STORED DATA:
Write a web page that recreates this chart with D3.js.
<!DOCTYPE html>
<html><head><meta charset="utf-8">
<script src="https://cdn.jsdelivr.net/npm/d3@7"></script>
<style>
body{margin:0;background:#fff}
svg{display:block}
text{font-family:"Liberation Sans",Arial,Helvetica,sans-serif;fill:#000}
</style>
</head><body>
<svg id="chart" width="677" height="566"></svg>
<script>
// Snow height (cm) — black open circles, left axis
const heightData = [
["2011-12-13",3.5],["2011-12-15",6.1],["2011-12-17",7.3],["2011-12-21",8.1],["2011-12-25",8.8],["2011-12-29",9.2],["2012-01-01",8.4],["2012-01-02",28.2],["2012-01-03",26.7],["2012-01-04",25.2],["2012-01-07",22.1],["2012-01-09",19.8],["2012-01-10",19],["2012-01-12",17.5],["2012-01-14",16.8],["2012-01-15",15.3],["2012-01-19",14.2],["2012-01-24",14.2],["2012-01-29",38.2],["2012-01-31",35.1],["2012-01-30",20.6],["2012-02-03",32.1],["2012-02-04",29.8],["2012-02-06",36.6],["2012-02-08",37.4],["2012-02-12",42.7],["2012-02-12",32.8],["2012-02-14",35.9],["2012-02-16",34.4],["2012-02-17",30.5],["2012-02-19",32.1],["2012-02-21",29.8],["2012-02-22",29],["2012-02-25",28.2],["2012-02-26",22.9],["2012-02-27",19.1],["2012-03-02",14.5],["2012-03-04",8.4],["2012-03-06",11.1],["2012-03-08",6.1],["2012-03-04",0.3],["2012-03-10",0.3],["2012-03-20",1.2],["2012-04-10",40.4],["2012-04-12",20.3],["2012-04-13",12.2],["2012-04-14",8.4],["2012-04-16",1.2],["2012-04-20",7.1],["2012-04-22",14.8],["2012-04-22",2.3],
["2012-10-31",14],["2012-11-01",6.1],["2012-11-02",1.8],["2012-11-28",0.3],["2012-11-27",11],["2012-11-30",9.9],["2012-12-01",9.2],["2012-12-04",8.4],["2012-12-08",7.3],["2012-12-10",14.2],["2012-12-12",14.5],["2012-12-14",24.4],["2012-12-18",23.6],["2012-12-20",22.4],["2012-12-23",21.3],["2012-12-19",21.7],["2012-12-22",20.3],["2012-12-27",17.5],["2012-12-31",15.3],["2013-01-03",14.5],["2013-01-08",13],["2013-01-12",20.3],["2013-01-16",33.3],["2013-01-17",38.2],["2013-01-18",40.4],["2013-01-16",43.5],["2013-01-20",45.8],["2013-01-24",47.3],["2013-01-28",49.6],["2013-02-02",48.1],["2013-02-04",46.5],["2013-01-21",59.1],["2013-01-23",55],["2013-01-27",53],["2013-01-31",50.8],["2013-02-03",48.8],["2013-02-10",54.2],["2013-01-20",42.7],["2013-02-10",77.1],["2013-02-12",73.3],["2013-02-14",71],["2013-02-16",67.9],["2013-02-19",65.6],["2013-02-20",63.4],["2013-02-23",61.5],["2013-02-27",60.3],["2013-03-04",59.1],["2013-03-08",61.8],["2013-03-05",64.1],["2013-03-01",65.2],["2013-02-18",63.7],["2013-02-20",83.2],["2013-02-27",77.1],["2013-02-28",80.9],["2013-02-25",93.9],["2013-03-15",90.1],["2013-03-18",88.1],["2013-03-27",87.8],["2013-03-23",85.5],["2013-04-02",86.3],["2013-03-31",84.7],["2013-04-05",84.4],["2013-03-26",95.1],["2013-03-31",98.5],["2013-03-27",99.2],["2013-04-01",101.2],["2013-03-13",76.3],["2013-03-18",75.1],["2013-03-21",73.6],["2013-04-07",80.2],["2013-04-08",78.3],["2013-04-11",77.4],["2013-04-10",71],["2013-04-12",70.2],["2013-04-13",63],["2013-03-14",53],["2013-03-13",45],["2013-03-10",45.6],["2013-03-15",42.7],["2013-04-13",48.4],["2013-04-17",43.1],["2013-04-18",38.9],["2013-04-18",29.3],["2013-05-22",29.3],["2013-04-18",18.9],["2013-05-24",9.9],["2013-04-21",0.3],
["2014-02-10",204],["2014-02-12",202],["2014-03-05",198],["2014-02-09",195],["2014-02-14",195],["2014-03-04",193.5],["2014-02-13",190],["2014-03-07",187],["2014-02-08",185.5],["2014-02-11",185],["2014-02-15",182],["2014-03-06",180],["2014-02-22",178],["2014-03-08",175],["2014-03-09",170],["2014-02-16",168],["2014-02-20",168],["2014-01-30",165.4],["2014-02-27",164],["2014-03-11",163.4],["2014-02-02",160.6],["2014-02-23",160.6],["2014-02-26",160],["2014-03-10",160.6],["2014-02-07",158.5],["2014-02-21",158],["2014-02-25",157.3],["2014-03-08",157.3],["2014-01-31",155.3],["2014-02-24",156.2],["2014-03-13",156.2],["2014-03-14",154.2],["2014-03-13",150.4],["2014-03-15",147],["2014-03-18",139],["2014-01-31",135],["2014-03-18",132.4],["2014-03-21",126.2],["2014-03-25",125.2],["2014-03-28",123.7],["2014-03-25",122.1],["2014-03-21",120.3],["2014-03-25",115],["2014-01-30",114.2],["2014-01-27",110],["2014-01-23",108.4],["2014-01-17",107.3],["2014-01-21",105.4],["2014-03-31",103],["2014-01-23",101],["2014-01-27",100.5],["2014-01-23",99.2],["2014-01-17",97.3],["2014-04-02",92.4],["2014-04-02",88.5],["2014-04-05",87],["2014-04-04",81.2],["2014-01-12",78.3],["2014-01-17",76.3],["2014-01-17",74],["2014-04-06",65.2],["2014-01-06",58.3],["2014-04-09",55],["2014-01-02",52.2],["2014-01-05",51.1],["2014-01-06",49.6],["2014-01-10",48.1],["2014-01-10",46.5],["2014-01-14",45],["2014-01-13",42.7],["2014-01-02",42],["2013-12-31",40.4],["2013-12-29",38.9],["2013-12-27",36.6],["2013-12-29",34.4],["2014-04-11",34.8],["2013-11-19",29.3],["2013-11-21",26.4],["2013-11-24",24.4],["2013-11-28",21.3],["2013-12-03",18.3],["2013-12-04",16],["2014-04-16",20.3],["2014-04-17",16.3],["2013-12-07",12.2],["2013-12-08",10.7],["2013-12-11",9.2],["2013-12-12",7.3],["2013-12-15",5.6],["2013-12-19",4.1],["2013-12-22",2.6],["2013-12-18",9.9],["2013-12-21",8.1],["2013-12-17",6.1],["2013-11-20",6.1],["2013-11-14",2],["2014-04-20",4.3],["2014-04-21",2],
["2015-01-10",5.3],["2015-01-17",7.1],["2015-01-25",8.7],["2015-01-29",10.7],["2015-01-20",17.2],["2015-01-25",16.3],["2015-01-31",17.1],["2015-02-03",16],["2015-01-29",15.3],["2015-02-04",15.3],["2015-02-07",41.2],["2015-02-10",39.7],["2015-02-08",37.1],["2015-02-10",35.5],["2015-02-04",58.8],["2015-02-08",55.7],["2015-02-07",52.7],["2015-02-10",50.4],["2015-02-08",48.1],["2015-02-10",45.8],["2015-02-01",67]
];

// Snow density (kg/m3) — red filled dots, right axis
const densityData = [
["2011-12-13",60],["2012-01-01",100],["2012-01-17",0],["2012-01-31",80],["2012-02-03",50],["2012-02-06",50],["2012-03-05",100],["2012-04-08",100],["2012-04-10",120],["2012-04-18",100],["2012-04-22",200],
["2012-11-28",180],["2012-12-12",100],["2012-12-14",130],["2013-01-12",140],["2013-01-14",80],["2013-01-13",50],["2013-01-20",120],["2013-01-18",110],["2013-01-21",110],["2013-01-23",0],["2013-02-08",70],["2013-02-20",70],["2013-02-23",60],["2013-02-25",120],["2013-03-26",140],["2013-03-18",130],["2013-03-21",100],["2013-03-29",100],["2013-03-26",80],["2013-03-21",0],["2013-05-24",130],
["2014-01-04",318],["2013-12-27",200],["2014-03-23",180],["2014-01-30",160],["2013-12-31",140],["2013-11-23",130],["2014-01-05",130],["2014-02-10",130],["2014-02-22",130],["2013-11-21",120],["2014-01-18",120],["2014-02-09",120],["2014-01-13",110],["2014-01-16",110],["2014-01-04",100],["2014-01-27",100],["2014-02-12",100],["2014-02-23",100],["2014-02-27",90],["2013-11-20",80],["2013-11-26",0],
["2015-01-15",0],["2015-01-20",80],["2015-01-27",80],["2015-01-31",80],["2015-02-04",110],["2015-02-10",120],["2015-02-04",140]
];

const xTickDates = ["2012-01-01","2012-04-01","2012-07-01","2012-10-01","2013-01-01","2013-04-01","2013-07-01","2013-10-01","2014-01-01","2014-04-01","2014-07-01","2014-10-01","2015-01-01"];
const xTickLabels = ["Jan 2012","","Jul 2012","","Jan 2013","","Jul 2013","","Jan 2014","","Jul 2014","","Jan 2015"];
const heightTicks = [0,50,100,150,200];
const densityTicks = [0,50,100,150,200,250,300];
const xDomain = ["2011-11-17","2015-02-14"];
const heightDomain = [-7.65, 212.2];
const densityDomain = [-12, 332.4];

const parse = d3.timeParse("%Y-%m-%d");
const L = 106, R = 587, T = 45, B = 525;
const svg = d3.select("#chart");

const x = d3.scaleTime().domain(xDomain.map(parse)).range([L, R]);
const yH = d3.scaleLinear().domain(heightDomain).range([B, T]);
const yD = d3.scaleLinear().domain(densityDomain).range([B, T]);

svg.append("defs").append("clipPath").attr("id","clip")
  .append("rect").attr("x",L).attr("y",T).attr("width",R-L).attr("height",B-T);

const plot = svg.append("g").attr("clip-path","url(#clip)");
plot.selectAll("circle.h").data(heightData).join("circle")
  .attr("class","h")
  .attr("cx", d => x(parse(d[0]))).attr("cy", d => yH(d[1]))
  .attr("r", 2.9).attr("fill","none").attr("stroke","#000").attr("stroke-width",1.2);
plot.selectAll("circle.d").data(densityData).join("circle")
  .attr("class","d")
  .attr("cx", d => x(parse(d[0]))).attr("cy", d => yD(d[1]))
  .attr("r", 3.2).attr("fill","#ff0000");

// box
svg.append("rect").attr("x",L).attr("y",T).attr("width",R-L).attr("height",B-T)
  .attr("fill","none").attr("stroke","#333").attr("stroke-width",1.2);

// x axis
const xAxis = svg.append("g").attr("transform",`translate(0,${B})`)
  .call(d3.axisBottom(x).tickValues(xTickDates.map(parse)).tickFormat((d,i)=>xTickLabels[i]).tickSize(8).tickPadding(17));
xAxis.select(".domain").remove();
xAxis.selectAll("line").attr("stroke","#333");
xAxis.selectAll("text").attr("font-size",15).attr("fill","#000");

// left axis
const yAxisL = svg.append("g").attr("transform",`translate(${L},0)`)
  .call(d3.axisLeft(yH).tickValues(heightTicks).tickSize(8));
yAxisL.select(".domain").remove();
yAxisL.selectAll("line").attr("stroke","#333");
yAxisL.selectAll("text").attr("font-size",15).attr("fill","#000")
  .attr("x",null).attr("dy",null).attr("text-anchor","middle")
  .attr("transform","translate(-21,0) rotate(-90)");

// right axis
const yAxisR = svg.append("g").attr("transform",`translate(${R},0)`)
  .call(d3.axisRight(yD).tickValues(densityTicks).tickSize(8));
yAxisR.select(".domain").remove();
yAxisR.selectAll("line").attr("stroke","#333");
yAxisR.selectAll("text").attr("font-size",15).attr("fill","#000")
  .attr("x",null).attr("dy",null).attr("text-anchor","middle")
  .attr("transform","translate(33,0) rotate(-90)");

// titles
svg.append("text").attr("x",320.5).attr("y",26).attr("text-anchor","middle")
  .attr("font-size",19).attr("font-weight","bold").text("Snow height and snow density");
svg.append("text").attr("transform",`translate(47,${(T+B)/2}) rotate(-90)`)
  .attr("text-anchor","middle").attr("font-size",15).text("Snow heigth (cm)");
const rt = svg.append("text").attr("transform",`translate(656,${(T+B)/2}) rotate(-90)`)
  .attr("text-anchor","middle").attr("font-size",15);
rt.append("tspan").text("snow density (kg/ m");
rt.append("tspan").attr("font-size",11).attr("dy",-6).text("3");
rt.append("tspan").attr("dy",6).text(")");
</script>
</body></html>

AIM: Only lines that contain the word "chart" are wanted; copy each of them.

EXERCISE RESULT:
Write a web page that recreates this chart with D3.js.
<svg id="chart" width="677" height="566"></svg>
const svg = d3.select("#chart");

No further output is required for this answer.